* WRITTEN TASK *
Go through the material and write it all out exactly, minus the pictures.

* AVAILABLE DATA *
%%

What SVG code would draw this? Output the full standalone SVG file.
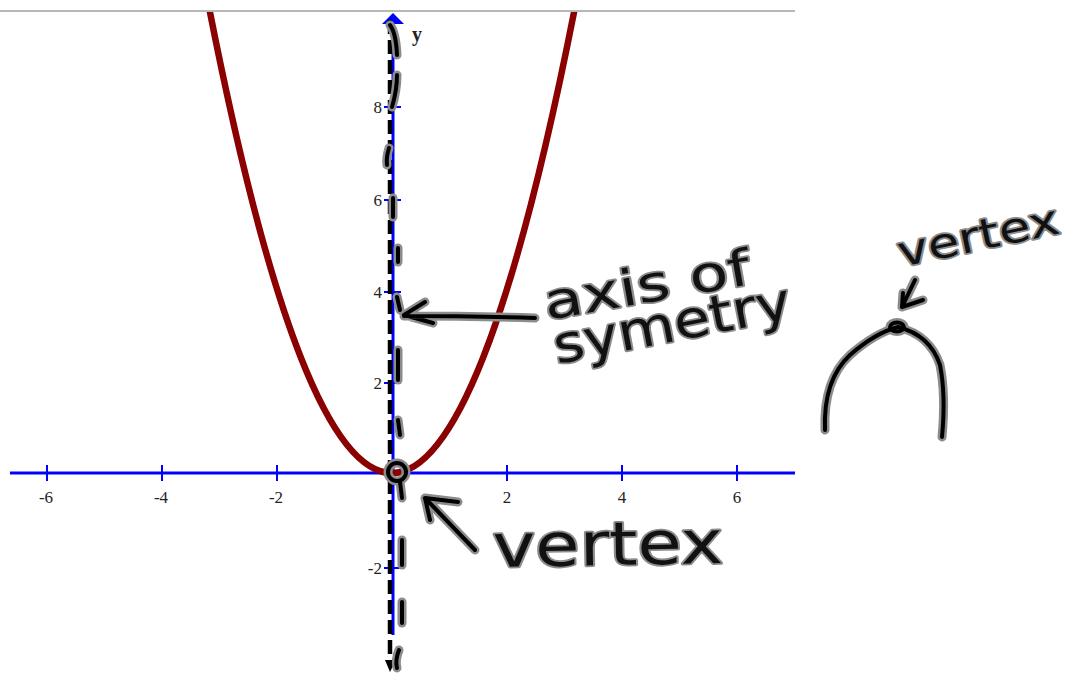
<svg xmlns="http://www.w3.org/2000/svg" xmlns:xlink="http://www.w3.org/1999/xlink" width="1075" height="675" viewBox="0 0 1075 675">
<style>
.axis{stroke:#0000ff;stroke-width:3;fill:none}
.tick{stroke:#0000ff;stroke-width:2}
.num{font-family:"Liberation Serif",serif;font-size:17px;fill:#222}
.halo{stroke:#8c8c8c;stroke-width:9;fill:none;stroke-linecap:round;stroke-linejoin:round}
.core{stroke:#000;stroke-width:4;fill:none;stroke-linecap:round;stroke-linejoin:round}
.hand{font-family:"DejaVu Sans",sans-serif;fill:#111;stroke:#8c8c8c;stroke-width:3.5;paint-order:stroke;stroke-linejoin:round}
</style>
<defs>
<clipPath id="plot"><rect x="0" y="12" width="800" height="670"/></clipPath>
<g id="ink">
<path d="M390,25 Q396,33 397,55"/>
<path d="M397,75 Q397,90 392,107"/>
<path d="M389,148 Q386,158 387,165"/>
<path d="M393,198 L393,217"/>
<path d="M398,248 L398,262"/>
<path d="M397,297 L400,310"/>
<path d="M398,350 L398,380"/>
<path d="M398,420 L400,435"/>
<path d="M400,482 L402,498"/>
<path d="M402,540 L402,565"/>
<path d="M402,602 L402,623"/>
<path d="M399,650 Q395,660 397,668"/>
<ellipse cx="397" cy="472" rx="9" ry="9"/>
<path d="M535,318 Q470,316 404,316 M425,302 L404,315 L433,323"/>
<path d="M475,550 L425,498 M458,502 L425,498 L430,520"/>
<path d="M915,280 L902,307 M903,293 L902,307 L923,300"/>
<path d="M825,430 Q823,380 850,355 Q875,333 898,327 Q930,335 940,365 Q946,395 942,437"/>
<ellipse cx="897" cy="327" rx="7" ry="4.5"/>
</g>
</defs>
<rect width="1075" height="675" fill="#fff"/>
<line x1="0" y1="11" x2="795" y2="11" stroke="#a0a0a0" stroke-width="1.5"/>
<g id="x-axis">
<line class="axis" x1="10" y1="473" x2="795" y2="473"/>
<g class="tick">
<line x1="47" y1="465" x2="47" y2="481"/><line x1="162" y1="465" x2="162" y2="481"/><line x1="277" y1="465" x2="277" y2="481"/>
<line x1="507" y1="465" x2="507" y2="481"/><line x1="622" y1="465" x2="622" y2="481"/><line x1="737" y1="465" x2="737" y2="481"/>
</g>
<g class="num" text-anchor="middle">
<text x="46" y="503">-6</text><text x="161" y="503">-4</text><text x="276" y="503">-2</text>
<text x="507" y="503">2</text><text x="622" y="503">4</text><text x="737" y="503">6</text>
</g>
</g>
<g id="y-axis">
<line class="axis" x1="393" y1="20" x2="393" y2="635"/>
<polygon points="382,24 393,13 404,24" fill="#0000ff"/>
<g class="tick">
<line x1="384" y1="107" x2="401" y2="107"/><line x1="384" y1="200" x2="401" y2="200"/><line x1="384" y1="292" x2="401" y2="292"/>
<line x1="384" y1="383" x2="401" y2="383"/><line x1="384" y1="568" x2="401" y2="568"/>
</g>
<g class="num" text-anchor="end">
<text x="382" y="113">8</text><text x="382" y="206">6</text><text x="382" y="298">4</text>
<text x="382" y="389">2</text><text x="382" y="574">-2</text>
</g>
<text x="412" y="41" font-family="Liberation Serif,serif" font-size="20" font-weight="bold" fill="#222">y</text>
</g>
<g id="parabola" clip-path="url(#plot)">
<path d="M209.7,10.8 Q392,935.3 574.3,10.8" fill="none" stroke="#8b0000" stroke-width="6.5"/>
</g>
<g id="connectors">
<line x1="390" y1="20" x2="390" y2="660" stroke="#000" stroke-width="4.5" stroke-dasharray="14,6"/>
<polygon points="385,660 396,660 390,672" fill="#000"/>
<use xlink:href="#ink" class="halo"/>
<use xlink:href="#ink" class="core"/>
</g>
<g id="label-axis">
<text class="hand" font-size="50" transform="translate(547,320) rotate(-10) scale(1.27,1)">axis of</text>
<text class="hand" font-size="52" transform="translate(557,364) rotate(-11) scale(1.13,1)">symetry</text>
</g>
<g id="label-vertex">
<text class="hand" font-size="60" transform="translate(493,567) rotate(-1) scale(1.2,1)">vertex</text>
</g>
<g id="label-vertex2">
<text class="hand" font-size="42" transform="translate(901,267) rotate(-12) scale(1.22,1)">vertex</text>
</g>
</svg>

%%

* EXPECTED ANSWER *
What SVG code would draw this? Output the full standalone SVG file.
<svg xmlns="http://www.w3.org/2000/svg" xmlns:xlink="http://www.w3.org/1999/xlink" width="1075" height="675" viewBox="0 0 1075 675">
<style>
.axis{stroke:#0000ff;stroke-width:3;fill:none}
.tick{stroke:#0000ff;stroke-width:2}
.num{font-family:"Liberation Serif",serif;font-size:17px;fill:#222}
.halo{stroke:#8c8c8c;stroke-width:9;fill:none;stroke-linecap:round;stroke-linejoin:round}
.core{stroke:#000;stroke-width:4;fill:none;stroke-linecap:round;stroke-linejoin:round}
.hand{font-family:"DejaVu Sans",sans-serif;fill:#111;stroke:#8c8c8c;stroke-width:3.5;paint-order:stroke;stroke-linejoin:round}
</style>
<defs>
<clipPath id="plot"><rect x="0" y="12" width="800" height="670"/></clipPath>
<g id="ink">
<path d="M390,25 Q396,33 397,55"/>
<path d="M397,75 Q397,90 392,107"/>
<path d="M389,148 Q386,158 387,165"/>
<path d="M393,198 L393,217"/>
<path d="M398,248 L398,262"/>
<path d="M397,297 L400,310"/>
<path d="M398,350 L398,380"/>
<path d="M398,420 L400,435"/>
<path d="M400,482 L402,498"/>
<path d="M402,540 L402,565"/>
<path d="M402,602 L402,623"/>
<path d="M399,650 Q395,660 397,668"/>
<ellipse cx="397" cy="472" rx="9" ry="9"/>
<path d="M535,318 Q470,316 404,316 M425,302 L404,315 L433,323"/>
<path d="M475,550 L425,498 M458,502 L425,498 L430,520"/>
<path d="M915,280 L902,307 M903,293 L902,307 L923,300"/>
<path d="M825,430 Q823,380 850,355 Q875,333 898,327 Q930,335 940,365 Q946,395 942,437"/>
<ellipse cx="897" cy="327" rx="7" ry="4.5"/>
</g>
</defs>
<rect width="1075" height="675" fill="#fff"/>
<line x1="0" y1="11" x2="795" y2="11" stroke="#a0a0a0" stroke-width="1.5"/>
<g id="x-axis">
<line class="axis" x1="10" y1="473" x2="795" y2="473"/>
<g class="tick">
<line x1="47" y1="465" x2="47" y2="481"/><line x1="162" y1="465" x2="162" y2="481"/><line x1="277" y1="465" x2="277" y2="481"/>
<line x1="507" y1="465" x2="507" y2="481"/><line x1="622" y1="465" x2="622" y2="481"/><line x1="737" y1="465" x2="737" y2="481"/>
</g>
<g class="num" text-anchor="middle">
<text x="46" y="503">-6</text><text x="161" y="503">-4</text><text x="276" y="503">-2</text>
<text x="507" y="503">2</text><text x="622" y="503">4</text><text x="737" y="503">6</text>
</g>
</g>
<g id="y-axis">
<line class="axis" x1="393" y1="20" x2="393" y2="635"/>
<polygon points="382,24 393,13 404,24" fill="#0000ff"/>
<g class="tick">
<line x1="384" y1="107" x2="401" y2="107"/><line x1="384" y1="200" x2="401" y2="200"/><line x1="384" y1="292" x2="401" y2="292"/>
<line x1="384" y1="383" x2="401" y2="383"/><line x1="384" y1="568" x2="401" y2="568"/>
</g>
<g class="num" text-anchor="end">
<text x="382" y="113">8</text><text x="382" y="206">6</text><text x="382" y="298">4</text>
<text x="382" y="389">2</text><text x="382" y="574">-2</text>
</g>
<text x="412" y="41" font-family="Liberation Serif,serif" font-size="20" font-weight="bold" fill="#222">y</text>
</g>
<g id="parabola" clip-path="url(#plot)">
<path d="M209.7,10.8 Q392,935.3 574.3,10.8" fill="none" stroke="#8b0000" stroke-width="6.5"/>
</g>
<g id="connectors">
<line x1="390" y1="20" x2="390" y2="660" stroke="#000" stroke-width="4.5" stroke-dasharray="14,6"/>
<polygon points="385,660 396,660 390,672" fill="#000"/>
<use xlink:href="#ink" class="halo"/>
<use xlink:href="#ink" class="core"/>
</g>
<g id="label-axis">
<text class="hand" font-size="50" transform="translate(547,320) rotate(-10) scale(1.27,1)">axis of</text>
<text class="hand" font-size="52" transform="translate(557,364) rotate(-11) scale(1.13,1)">symetry</text>
</g>
<g id="label-vertex">
<text class="hand" font-size="60" transform="translate(493,567) rotate(-1) scale(1.2,1)">vertex</text>
</g>
<g id="label-vertex2">
<text class="hand" font-size="42" transform="translate(901,267) rotate(-12) scale(1.22,1)">vertex</text>
</g>
</svg>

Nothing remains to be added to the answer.